TASK DIRECTIONS –
Identify each line below that contains the word "with", and copy it out.
* start *
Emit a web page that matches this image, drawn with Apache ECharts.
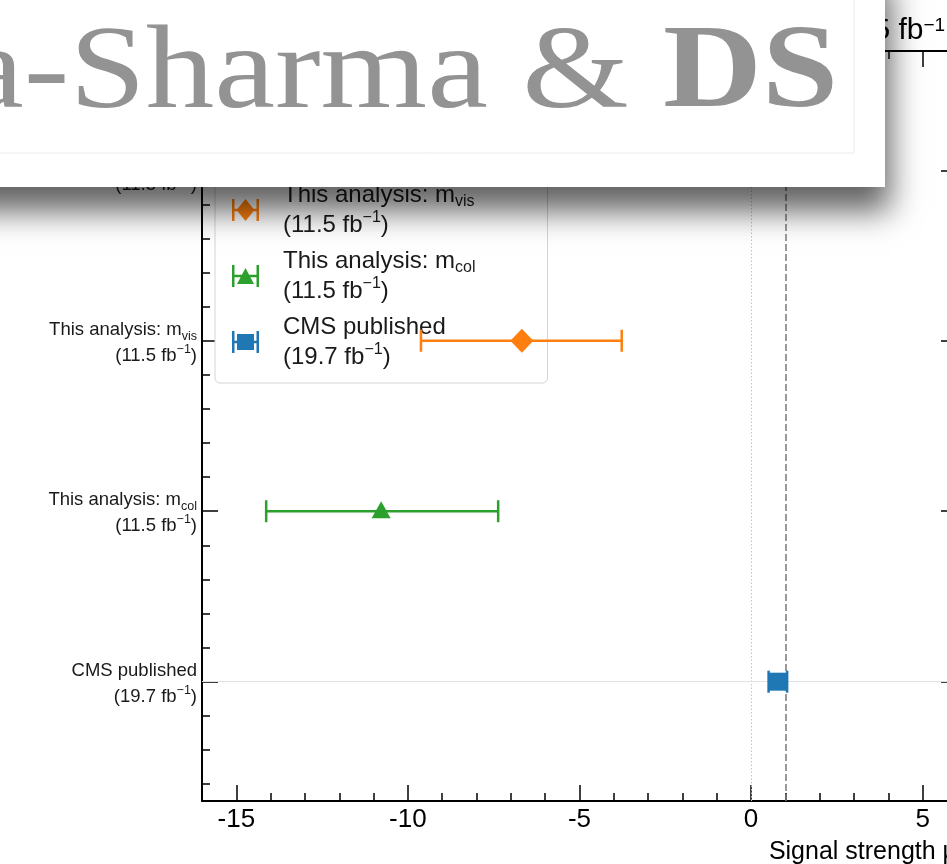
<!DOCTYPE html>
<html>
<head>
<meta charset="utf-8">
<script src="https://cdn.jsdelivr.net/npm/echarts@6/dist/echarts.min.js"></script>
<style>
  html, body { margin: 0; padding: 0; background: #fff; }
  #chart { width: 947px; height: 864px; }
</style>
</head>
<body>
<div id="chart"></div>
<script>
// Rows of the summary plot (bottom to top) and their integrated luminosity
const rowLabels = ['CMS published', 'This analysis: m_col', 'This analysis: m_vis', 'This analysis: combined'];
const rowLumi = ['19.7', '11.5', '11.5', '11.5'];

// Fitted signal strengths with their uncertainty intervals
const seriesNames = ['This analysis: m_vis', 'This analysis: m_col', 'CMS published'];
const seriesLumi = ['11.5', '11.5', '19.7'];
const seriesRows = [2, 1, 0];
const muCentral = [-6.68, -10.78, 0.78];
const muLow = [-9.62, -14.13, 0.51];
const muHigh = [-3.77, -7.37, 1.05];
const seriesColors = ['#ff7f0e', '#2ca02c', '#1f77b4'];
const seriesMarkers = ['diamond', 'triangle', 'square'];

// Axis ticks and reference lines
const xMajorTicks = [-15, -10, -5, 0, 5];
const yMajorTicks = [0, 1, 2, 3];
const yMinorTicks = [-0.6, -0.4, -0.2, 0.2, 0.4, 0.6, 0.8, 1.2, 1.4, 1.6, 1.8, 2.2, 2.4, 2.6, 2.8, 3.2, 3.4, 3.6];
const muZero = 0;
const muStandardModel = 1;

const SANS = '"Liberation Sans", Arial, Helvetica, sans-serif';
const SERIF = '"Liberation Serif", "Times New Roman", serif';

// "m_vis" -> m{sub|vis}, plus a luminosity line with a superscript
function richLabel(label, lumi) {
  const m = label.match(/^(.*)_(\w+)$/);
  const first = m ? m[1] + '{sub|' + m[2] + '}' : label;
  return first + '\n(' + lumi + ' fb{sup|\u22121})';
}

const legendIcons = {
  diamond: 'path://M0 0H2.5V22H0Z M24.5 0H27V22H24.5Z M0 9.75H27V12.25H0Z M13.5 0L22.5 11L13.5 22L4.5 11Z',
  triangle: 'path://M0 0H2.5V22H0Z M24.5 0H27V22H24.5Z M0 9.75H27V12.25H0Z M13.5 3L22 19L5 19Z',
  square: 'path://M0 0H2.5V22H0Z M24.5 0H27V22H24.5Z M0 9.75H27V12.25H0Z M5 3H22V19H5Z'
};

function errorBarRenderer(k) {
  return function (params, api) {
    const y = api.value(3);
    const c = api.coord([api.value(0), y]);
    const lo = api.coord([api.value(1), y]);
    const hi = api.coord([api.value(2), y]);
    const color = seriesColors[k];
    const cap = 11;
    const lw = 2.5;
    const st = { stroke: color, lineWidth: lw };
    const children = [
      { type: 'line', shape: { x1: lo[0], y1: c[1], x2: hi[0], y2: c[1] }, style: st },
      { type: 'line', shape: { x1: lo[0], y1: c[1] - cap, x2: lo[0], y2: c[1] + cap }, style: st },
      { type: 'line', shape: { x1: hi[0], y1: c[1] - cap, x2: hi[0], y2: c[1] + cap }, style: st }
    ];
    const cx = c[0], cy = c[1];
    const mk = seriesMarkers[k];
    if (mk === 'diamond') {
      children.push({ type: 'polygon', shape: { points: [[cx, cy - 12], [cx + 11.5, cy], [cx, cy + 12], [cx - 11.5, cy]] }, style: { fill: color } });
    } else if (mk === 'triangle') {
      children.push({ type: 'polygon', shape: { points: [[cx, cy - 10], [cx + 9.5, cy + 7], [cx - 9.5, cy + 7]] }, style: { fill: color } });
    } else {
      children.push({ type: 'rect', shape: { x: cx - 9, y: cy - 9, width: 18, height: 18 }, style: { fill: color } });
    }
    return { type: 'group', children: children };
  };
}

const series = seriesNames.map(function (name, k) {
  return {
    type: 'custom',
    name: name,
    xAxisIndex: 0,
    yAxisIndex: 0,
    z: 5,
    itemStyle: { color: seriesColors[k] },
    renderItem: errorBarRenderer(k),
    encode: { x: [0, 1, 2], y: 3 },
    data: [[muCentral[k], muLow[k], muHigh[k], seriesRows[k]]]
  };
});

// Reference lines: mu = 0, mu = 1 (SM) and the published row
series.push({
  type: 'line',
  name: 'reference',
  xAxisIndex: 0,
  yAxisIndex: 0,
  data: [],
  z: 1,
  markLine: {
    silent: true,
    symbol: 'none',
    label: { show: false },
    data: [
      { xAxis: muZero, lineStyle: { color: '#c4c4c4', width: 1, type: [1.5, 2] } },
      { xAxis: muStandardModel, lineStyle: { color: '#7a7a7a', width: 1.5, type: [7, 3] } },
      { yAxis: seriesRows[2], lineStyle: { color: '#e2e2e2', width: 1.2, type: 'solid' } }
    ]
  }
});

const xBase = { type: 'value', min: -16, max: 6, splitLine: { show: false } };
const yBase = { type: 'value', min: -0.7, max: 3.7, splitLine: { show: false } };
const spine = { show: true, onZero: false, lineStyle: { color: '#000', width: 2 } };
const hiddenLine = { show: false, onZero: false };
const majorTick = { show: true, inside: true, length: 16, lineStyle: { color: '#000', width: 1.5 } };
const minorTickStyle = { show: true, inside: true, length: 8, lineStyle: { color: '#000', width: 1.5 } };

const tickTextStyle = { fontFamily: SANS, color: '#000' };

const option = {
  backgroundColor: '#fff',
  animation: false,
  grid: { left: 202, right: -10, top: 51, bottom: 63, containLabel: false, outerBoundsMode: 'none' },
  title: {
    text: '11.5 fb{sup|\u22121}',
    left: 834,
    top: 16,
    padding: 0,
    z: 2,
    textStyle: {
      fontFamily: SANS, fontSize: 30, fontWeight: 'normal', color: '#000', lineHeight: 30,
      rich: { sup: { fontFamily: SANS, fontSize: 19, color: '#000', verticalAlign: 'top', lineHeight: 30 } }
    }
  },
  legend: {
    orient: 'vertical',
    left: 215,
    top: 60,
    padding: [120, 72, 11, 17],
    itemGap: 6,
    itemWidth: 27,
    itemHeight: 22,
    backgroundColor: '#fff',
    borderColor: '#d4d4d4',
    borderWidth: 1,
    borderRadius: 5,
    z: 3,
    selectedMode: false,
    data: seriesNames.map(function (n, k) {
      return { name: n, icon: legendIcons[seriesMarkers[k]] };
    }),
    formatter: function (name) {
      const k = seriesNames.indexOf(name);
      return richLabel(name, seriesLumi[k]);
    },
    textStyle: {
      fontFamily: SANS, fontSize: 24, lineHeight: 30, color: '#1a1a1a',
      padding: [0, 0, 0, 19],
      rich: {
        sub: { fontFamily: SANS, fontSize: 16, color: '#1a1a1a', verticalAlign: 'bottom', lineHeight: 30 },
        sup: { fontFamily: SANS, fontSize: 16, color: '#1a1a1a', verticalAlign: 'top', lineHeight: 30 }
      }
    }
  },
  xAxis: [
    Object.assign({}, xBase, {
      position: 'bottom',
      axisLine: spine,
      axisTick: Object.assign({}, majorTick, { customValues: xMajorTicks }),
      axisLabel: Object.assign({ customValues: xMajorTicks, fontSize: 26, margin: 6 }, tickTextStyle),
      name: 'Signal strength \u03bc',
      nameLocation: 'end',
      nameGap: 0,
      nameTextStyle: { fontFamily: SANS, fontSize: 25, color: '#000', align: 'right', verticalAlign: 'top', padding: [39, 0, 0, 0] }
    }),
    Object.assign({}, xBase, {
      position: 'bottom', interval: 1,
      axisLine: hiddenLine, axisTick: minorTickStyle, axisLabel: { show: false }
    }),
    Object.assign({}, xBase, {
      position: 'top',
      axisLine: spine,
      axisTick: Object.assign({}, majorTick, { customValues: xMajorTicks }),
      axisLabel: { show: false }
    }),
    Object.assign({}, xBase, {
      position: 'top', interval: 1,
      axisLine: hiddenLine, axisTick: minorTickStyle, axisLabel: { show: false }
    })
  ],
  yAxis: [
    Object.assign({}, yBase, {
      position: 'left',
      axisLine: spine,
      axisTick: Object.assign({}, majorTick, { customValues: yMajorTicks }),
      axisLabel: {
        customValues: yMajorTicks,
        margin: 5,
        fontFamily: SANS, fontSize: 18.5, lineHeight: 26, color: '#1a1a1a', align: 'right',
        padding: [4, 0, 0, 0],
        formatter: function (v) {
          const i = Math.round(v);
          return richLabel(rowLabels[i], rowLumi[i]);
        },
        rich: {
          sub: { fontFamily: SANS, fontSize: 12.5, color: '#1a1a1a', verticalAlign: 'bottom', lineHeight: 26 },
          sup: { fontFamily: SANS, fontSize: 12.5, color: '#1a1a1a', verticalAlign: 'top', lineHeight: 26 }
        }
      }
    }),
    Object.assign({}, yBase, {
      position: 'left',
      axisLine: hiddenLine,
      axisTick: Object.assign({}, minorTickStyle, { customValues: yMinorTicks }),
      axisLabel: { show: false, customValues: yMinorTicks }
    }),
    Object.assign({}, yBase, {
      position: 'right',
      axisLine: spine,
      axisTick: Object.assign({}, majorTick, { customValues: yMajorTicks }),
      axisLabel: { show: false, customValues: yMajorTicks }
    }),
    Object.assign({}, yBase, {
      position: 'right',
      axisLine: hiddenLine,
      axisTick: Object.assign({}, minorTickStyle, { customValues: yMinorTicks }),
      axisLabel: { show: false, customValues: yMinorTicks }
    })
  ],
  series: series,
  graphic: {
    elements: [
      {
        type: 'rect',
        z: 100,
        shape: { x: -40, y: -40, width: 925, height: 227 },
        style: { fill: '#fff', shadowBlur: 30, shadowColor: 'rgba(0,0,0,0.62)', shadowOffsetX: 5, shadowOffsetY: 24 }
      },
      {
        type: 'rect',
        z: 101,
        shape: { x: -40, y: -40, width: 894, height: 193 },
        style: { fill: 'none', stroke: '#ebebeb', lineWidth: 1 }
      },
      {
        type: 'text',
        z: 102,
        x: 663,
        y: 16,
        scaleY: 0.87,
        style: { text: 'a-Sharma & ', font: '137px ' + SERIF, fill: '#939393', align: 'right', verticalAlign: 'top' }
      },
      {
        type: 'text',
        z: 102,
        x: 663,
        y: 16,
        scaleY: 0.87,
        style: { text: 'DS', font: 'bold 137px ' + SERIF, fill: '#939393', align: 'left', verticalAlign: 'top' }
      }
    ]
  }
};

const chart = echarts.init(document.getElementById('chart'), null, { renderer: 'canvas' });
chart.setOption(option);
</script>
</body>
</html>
* end *
ANSWER TO THIS PROBLEM –
Emit a web page that matches this image, drawn with Apache ECharts.
// Fitted signal strengths with their uncertainty intervals
// "m_vis" -> m{sub|vis}, plus a luminosity line with a superscript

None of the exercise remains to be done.